Updike was a Pulitzer Prize winning writer whose books were also best-sellers and spanned genres, from short stories to several-volume epics that sought to say the big sweeping things about our country that you find in the proverbial Great American Novel.

The New York Times eulogized Updike as a “novelist who opened a big picture window on the American middle class in the second half of the 20th century. … In his most resonant work, Mr. Updike gave ‘the mundane its beautiful due,’ as he once put it, memorializing the everyday mysteries of love and faith and domesticity with extraordinary nuance and precision. In Kodachrome-sharp snapshots, he gave us the ‘50s and early ‘60s of suburban adultery, big cars and wide lawns, radios and hi-fi sets, and he charted the changing landscape of the ’70s and ’80s, as malls and subdivisions swallowed up small towns and sexual and social mores underwent a bewildering metamorphosis.”

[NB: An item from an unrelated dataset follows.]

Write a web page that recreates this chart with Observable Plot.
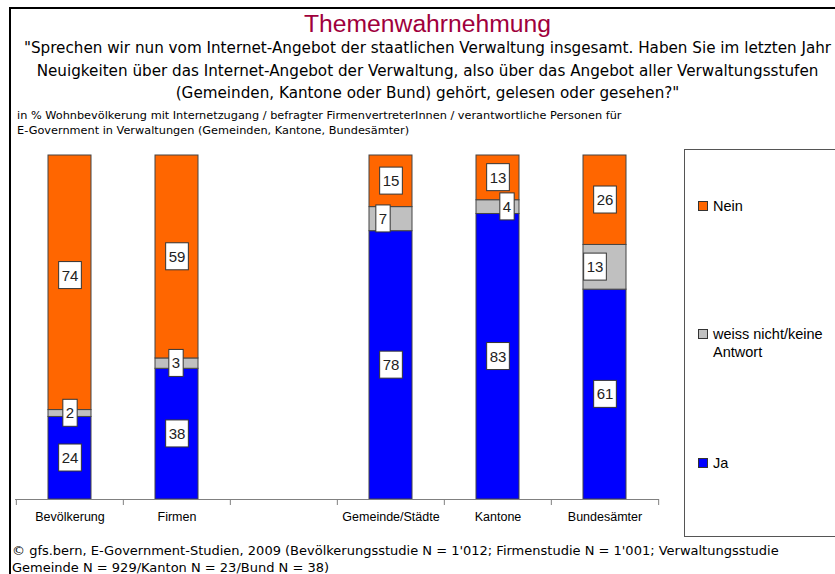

As it happens, I have sitting on my book shelf a paperback copy of his controversial 1968 novel Couples. Although, Updike had already published Rabbit, Run, the first in the four Rabbit books for which he would probably be best identified, Couples was the book that actually made Updike a household name. The book is about a group of spouses bringing the sexual revolution home to their Massachusetts suburb.

In December, the London Daily Telegraph interviewed Updike and called Couples, “a brilliantly realized anatomical (in every sense) study of adulterous liaisons among a group of young professionals in the Massachusetts town of Tarbox—a thinly veiled version of Updike’s home town of Ipswich. Never before had a writer dwelt quite so attentively on the matter of marital infidelity—‘its adventure, the acrobatics its deceptions demand, the tension of its hidden strings, the new landscapes it makes us master.’ Updike is pleased to be reminded of Couples. It was criticized at the time, he remembers—‘’for its stylistic excesses and too much huffing and puffing about not enough’—but it went on to become his first, and only, No. 1 bestseller, and remains his biggest commercial success.”

It looks like, if I get the time this weekend, I’ll finaly crack open Couples to find out what all the fuss was about, and I’ll contemplate how much it relates to any messing around going on around in our fair suburbs.

(But, these days—with the economy in shambles, and people all depressed about finances or stressed out and working harder than ever to keep the jobs they have—who would have the time or energy to put into the effort required to have an affair?)